Classic NLP techniques such as tokenization, extraction of named entities and lemmatization of each article were performed. I also removed punctuation, stop words, white space, numbers, symbols, very common and uncommon words and types of part-of-speech tags from each article.
The idea is that by removing these from the articles we can focus on the important words instead.
I then applied a term frequency-inverse document frequency (tf-idf) weight to unigram, bigram and trigram sizes of words in the document. This weight is a measure of how important a word is to the document in the collection. The result is a high dimensional sparse matrix using the tf-idf scores per word as features.
Creating Suitable Models
The data is then partitioned into a training set to train the model and a test set to evaluate it. This also can be done k-folds time for further model evaluation.
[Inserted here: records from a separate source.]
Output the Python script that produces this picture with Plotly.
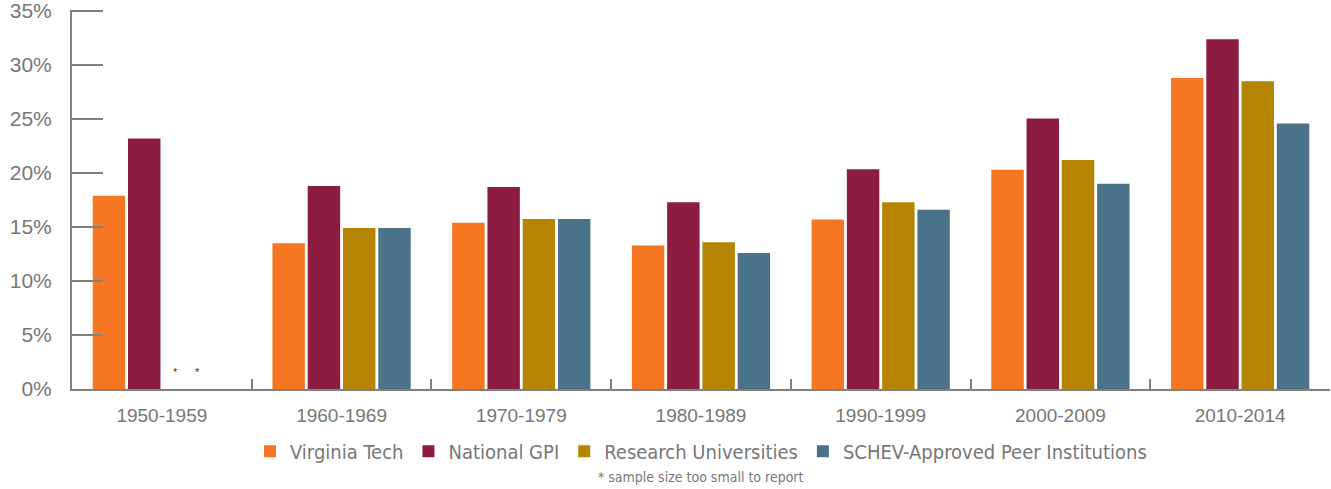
import plotly.graph_objects as go

categories = ["1950-1959", "1960-1969", "1970-1979", "1980-1989", "1990-1999", "2000-2009", "2010-2014"]
virginia_tech = [17.9, 13.5, 15.4, 13.3, 15.7, 20.3, 28.8]
national_gpi = [23.2, 18.8, 18.7, 17.3, 20.35, 25.05, 32.4]
research_univ = [None, 14.9, 15.75, 13.6, 17.3, 21.2, 28.5]
schev_peers = [None, 14.9, 15.75, 12.6, 16.6, 19.0, 24.6]
series_names = ["Virginia Tech", "National GPI", "Research Universities", "SCHEV-Approved Peer Institutions"]
series_colors = ["#F57722", "#8D1D40", "#B58400", "#4A7389"]
y_ticks = [0, 5, 10, 15, 20, 25, 30, 35]
footnote = "* sample size too small to report"

fig = go.Figure()
for name, vals, col in zip(series_names, [virginia_tech, national_gpi, research_univ, schev_peers], series_colors):
    fig.add_trace(go.Bar(x=categories, y=vals, name=name, marker=dict(color=col, line=dict(width=0))))

# asterisks for missing values in first category
for off in [0.078, 0.2]:
    fig.add_annotation(x=off, y=1.6, xref="x", yref="y", text="*", showarrow=False,
                       font=dict(size=11, color="#333333", family="Liberation Sans"))

fig.add_annotation(x=0.5, y=-0.232, xref="paper", yref="paper", xanchor="center", yanchor="middle",
                   text=footnote, showarrow=False,
                   font=dict(size=14, color="#777777", family="DejaVu Sans Condensed, Liberation Sans"))

fig.update_layout(
    width=1331, height=489,
    margin=dict(l=72, r=1, t=10, b=100, autoexpand=False),
    paper_bgcolor="white", plot_bgcolor="white",
    barmode="group", bargap=0.215, bargroupgap=0.08,
    font=dict(family="Liberation Sans", color="#777777"),
    legend=dict(orientation="h", x=0.5, xanchor="center", y=-0.164, yanchor="middle",
                font=dict(size=20, color="#777777", family="DejaVu Sans Condensed, Liberation Sans"),
                itemsizing="constant", traceorder="normal"),
    xaxis=dict(showline=True, linecolor="#808080", linewidth=2, ticks="inside", tickson="boundaries",
               ticklen=10, tickcolor="#808080", tickwidth=2, showgrid=False, automargin=False,
               tickfont=dict(size=19, color="#777777"), ticklabelstandoff=8, fixedrange=True),
    yaxis=dict(range=[0, 35.1], tickvals=y_ticks, ticktext=[f"{v}%" for v in y_ticks],
               showline=True, linecolor="#808080", linewidth=2, ticks="inside", ticklen=31,
               tickcolor="#808080", tickwidth=2, showgrid=False, zeroline=False, automargin=False,
               tickfont=dict(size=21, color="#777777"), ticklabelstandoff=14,
               ticklabeloverflow="allow", fixedrange=True),
)

fig.write_html("out.html", config={"displayModeBar": False, "staticPlot": True},
               post_script="document.body.style.margin='0';document.body.style.overflow='hidden';")
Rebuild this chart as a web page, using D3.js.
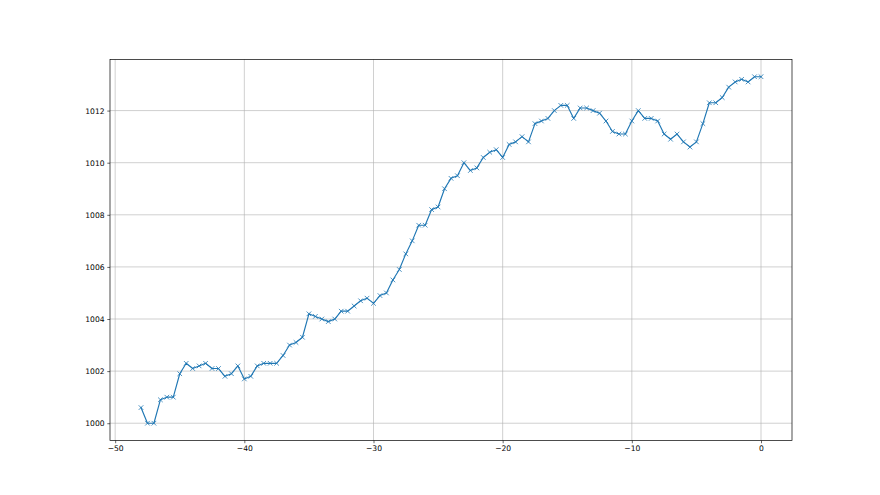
<!DOCTYPE html>
<html>
<head>
<meta charset="utf-8">
<script src="https://cdn.jsdelivr.net/npm/d3@7"></script>
<style>
  html, body { margin: 0; padding: 0; background: #fff; }
  svg { display: block; }
  .tick text { font-family: "DejaVu Sans", sans-serif; font-size: 7.6px; fill: #000; }
</style>
</head>
<body>
<div id="chart"></div>
<script>
const hours = [
  -48, -47.5, -47, -46.5, -46, -45.5, -45, -44.5, -44, -43.5,
  -43, -42.5, -42, -41.5, -41, -40.5, -40, -39.5, -39, -38.5,
  -38, -37.5, -37, -36.5, -36, -35.5, -35, -34.5, -34, -33.5,
  -33, -32.5, -32, -31.5, -31, -30.5, -30, -29.5, -29, -28.5,
  -28, -27.5, -27, -26.5, -26, -25.5, -25, -24.5, -24, -23.5,
  -23, -22.5, -22, -21.5, -21, -20.5, -20, -19.5, -19, -18.5,
  -18, -17.5, -17, -16.5, -16, -15.5, -15, -14.5, -14, -13.5,
  -13, -12.5, -12, -11.5, -11, -10.5, -10, -9.5, -9, -8.5,
  -8, -7.5, -7, -6.5, -6, -5.5, -5, -4.5, -4, -3.5,
  -3, -2.5, -2, -1.5, -1, -0.5, 0
];
const pressure = [
  1000.6, 1000.0, 1000.0, 1000.9, 1001.0, 1001.0, 1001.9, 1002.3, 1002.1, 1002.2,
  1002.3, 1002.1, 1002.1, 1001.8, 1001.9, 1002.2, 1001.7, 1001.8, 1002.2, 1002.3,
  1002.3, 1002.3, 1002.6, 1003.0, 1003.1, 1003.3, 1004.2, 1004.1, 1004.0, 1003.9,
  1004.0, 1004.3, 1004.3, 1004.5, 1004.7, 1004.8, 1004.6, 1004.9, 1005.0, 1005.5,
  1005.9, 1006.5, 1007.0, 1007.6, 1007.6, 1008.2, 1008.3, 1009.0, 1009.4, 1009.5,
  1010.0, 1009.7, 1009.8, 1010.2, 1010.4, 1010.5, 1010.2, 1010.7, 1010.8, 1011.0,
  1010.8, 1011.5, 1011.6, 1011.7, 1012.0, 1012.2, 1012.2, 1011.7, 1012.1, 1012.1,
  1012.0, 1011.9, 1011.6, 1011.2, 1011.1, 1011.1, 1011.6, 1012.0, 1011.7, 1011.7,
  1011.6, 1011.1, 1010.9, 1011.1, 1010.8, 1010.6, 1010.8, 1011.5, 1012.3, 1012.3,
  1012.5, 1012.9, 1013.1, 1013.2, 1013.1, 1013.3, 1013.3
];
const xTicks = [-50, -40, -30, -20, -10, 0];
const yTicks = [1000, 1002, 1004, 1006, 1008, 1010, 1012];

(function () {
  const W = 880, H = 495;
  const mLeft = 110, mRight = 792, mTop = 59.4, mBottom = 440.55;
  const color = "#1f77b4";

  const data = hours.map((h, i) => ({ x: h, y: pressure[i] }));

  function padded(ext) {
    const d = (ext[1] - ext[0]) * 0.05;
    return [ext[0] - d, ext[1] + d];
  }

  const x = d3.scaleLinear().domain(padded(d3.extent(hours))).range([mLeft, mRight]);
  const y = d3.scaleLinear().domain(padded(d3.extent(pressure))).range([mBottom, mTop]);

  const svg = d3.select("#chart").append("svg").attr("width", W).attr("height", H);
  svg.append("rect").attr("width", W).attr("height", H).attr("fill", "#fff");

  // grid
  const grid = svg.append("g").attr("stroke", "#b0b0b0").attr("stroke-width", 0.6);
  grid.selectAll(".vx").data(xTicks).join("line").attr("class", "vx")
    .attr("x1", d => x(d)).attr("x2", d => x(d)).attr("y1", mTop).attr("y2", mBottom);
  grid.selectAll(".hy").data(yTicks).join("line").attr("class", "hy")
    .attr("y1", d => y(d)).attr("y2", d => y(d)).attr("x1", mLeft).attr("x2", mRight);

  // line
  svg.append("path").datum(data)
    .attr("fill", "none").attr("stroke", color).attr("stroke-width", 1.15)
    .attr("stroke-linejoin", "round").attr("stroke-linecap", "square")
    .attr("d", d3.line().x(d => x(d.x)).y(d => y(d.y)));

  // x markers
  const ms = 2.3;
  svg.append("g").selectAll("path").data(data).join("path")
    .attr("transform", d => `translate(${x(d.x)},${y(d.y)})`)
    .attr("d", `M${-ms},${-ms}L${ms},${ms}M${-ms},${ms}L${ms},${-ms}`)
    .attr("stroke", color).attr("stroke-width", 0.8).attr("fill", "none");

  // axes
  const fmt = d3.format("d");
  const xAxis = d3.axisBottom(x).tickValues(xTicks).tickFormat(d => fmt(d)).tickSize(2.7).tickPadding(2.7);
  const yAxis = d3.axisLeft(y).tickValues(yTicks).tickFormat(d => fmt(d)).tickSize(2.7).tickPadding(2.7);
  const gx = svg.append("g").attr("transform", `translate(0,${mBottom})`).call(xAxis);
  const gy = svg.append("g").attr("transform", `translate(${mLeft},0)`).call(yAxis);
  [gx, gy].forEach(g => {
    g.select(".domain").remove();
    g.selectAll(".tick line").attr("stroke", "#000").attr("stroke-width", 0.6);
  });

  // spines
  svg.append("rect").attr("x", mLeft).attr("y", mTop)
    .attr("width", mRight - mLeft).attr("height", mBottom - mTop)
    .attr("fill", "none").attr("stroke", "#000").attr("stroke-width", 0.7);
})();
</script>
</body>
</html>
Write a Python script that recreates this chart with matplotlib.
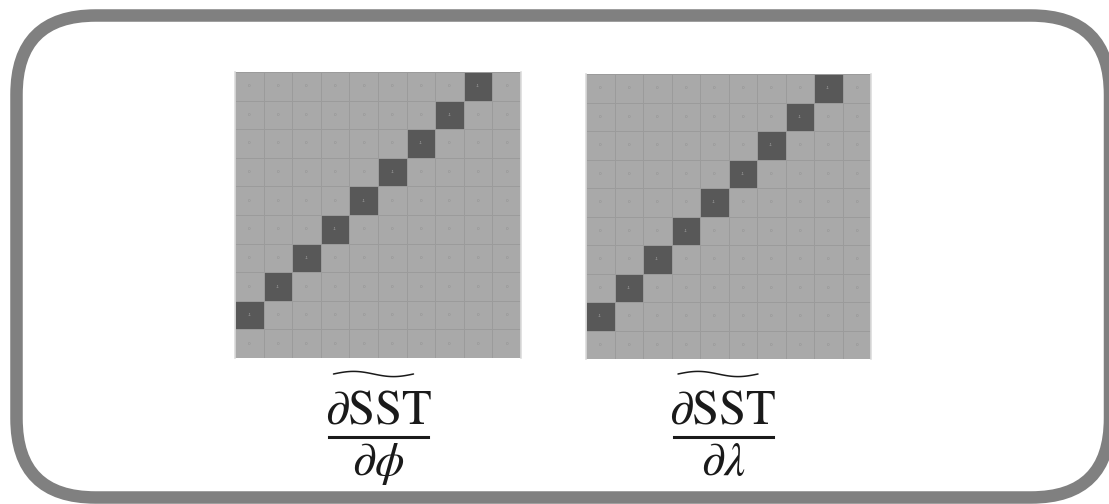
import numpy as np
import matplotlib
matplotlib.use("Agg")
import matplotlib.pyplot as plt
from matplotlib.patches import FancyBboxPatch
from matplotlib.colors import ListedColormap

plt.rcParams['mathtext.fontset'] = 'stix'

# ---- data ----
n_cells = 10
# row (from top) -> column holding the -1 value
diag_rows = [0, 1, 2, 3, 4, 5, 6, 7, 8]
diag_cols = [8, 7, 6, 5, 4, 3, 2, 1, 0]
diag_value = -1
numerator = r'$\mathrm{\partial SST}$'
denominators = [r'$\mathrm{\partial}\phi$', r'$\mathrm{\partial}\lambda$']

def make_matrix():
    m = np.zeros((n_cells, n_cells), dtype=int)
    for r, c in zip(diag_rows, diag_cols):
        m[r, c] = diag_value
    return m

W, H = 1109, 504
fig = plt.figure(figsize=(W / 100, H / 100), dpi=100)
fig.patch.set_facecolor('white')

# background axes in pixel coordinates
bg = fig.add_axes([0, 0, 1, 1])
bg.set_xlim(0, W)
bg.set_ylim(H, 0)
bg.axis('off')

border = FancyBboxPatch((16.5, 15.5), 1110 - 16.5, 497.5 - 15.5,
                        boxstyle="round,pad=0,rounding_size=79",
                        fill=False, edgecolor='#808080', linewidth=9,
                        transform=bg.transData, clip_on=False)
bg.add_patch(border)

cmap = ListedColormap(['#585858', '#a9a9a9'])

panels = [
    dict(x0=235, y0=72, size=286, label_cx=378.5, den=denominators[0]),
    dict(x0=586, y0=74, size=285, label_cx=723, den=denominators[1]),
]

ink = '#1a1a1a'
for p in panels:
    mat = make_matrix()
    ax = fig.add_axes([p['x0'] / W, 1 - (p['y0'] + p['size']) / H,
                       p['size'] / W, p['size'] / H])
    ax.pcolormesh(np.arange(n_cells + 1), np.arange(n_cells + 1), mat,
                  cmap=cmap, vmin=-1, vmax=0,
                  edgecolors='#9b9b9b', linewidth=0.6)
    ax.set_xlim(0, n_cells)
    ax.set_ylim(n_cells, 0)
    ax.set_xticks([])
    ax.set_yticks([])
    for s in ax.spines.values():
        s.set_visible(False)
    for r in range(n_cells):
        for c in range(n_cells):
            v = mat[r, c]
            ax.text(c + 0.5, r + 0.5, str(v), ha='center', va='center',
                    fontsize=3, color='#a0a0a0' if v < 0 else '#8e8e8e')
    # light edge lines
    ax.plot([0, 0], [0, n_cells], color='#dcdcdc', lw=1.2, clip_on=False)
    ax.plot([n_cells, n_cells], [0, n_cells], color='#dcdcdc', lw=1.2, clip_on=False)

    cx = p['label_cx']
    bg.text(cx, 423, numerator, ha='center', va='baseline',
            fontsize=35, color=ink)
    # tilde accent over the numerator
    t = np.linspace(0, 1, 60)
    bg.plot(cx - 45 + 80 * t, 374 - 2.6 * np.sin(2 * np.pi * t),
            color=ink, lw=1.1, solid_capstyle='round')
    bg.plot([cx - 49.5, cx + 49.5], [436.5, 436.5], color=ink, lw=2.2)
    bg.text(cx, 475, p['den'], ha='center', va='baseline',
            fontsize=34, color=ink)

fig.savefig('out.png', dpi=100, facecolor='white')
The model I felt best suited for this type of data was Support Vector Machines (SVM), a supervised machine learning classification method. SVM can handle large datasets as in this case we had 10,000+ features. I evaluated the performance of other supervised learning methods, but they did not cope so well with the number of dimensions in the training data.
A linear SVM was used in combination with the OneVsRestClassifier function in the scikit-learn package. The OneVsRestClassifier can efficiently fit one label per classifier and outputs are easy to interpret.
The model was evaluated using the micro F1 score on the test set, which is an overall measure of a model’s accuracy but it considers both the precision and recall. A grid search algorithm was used to find the best parameters for the model that returned the highest F1 score.
I retrained the model on the entire dataset using the best parameters and ran it against the unseen test set provided.
The predicted results for each article in the test set contained a series of 0s and 1s for the 160 topics, where a 1 indicated presence of the topic.
This file was uploaded onto the competition’s platform where a score was automatically generated onto the public leaderboard for 30% of the data. A private leaderboard was not displayed until the end of the competition.
Overall, I achieved a top 20 ranking out of 579 entries for my first data science competition.
I think with hindsight, I would look into other approaches to improve this score and overall ranking such as, investigating different feature vectors such as word embeddings.
What this challenge has shown me is that real world data is not always clean and structured and majority of the time is spent preparing the dataset (pre-processing), otherwise it is garbage in garbage out!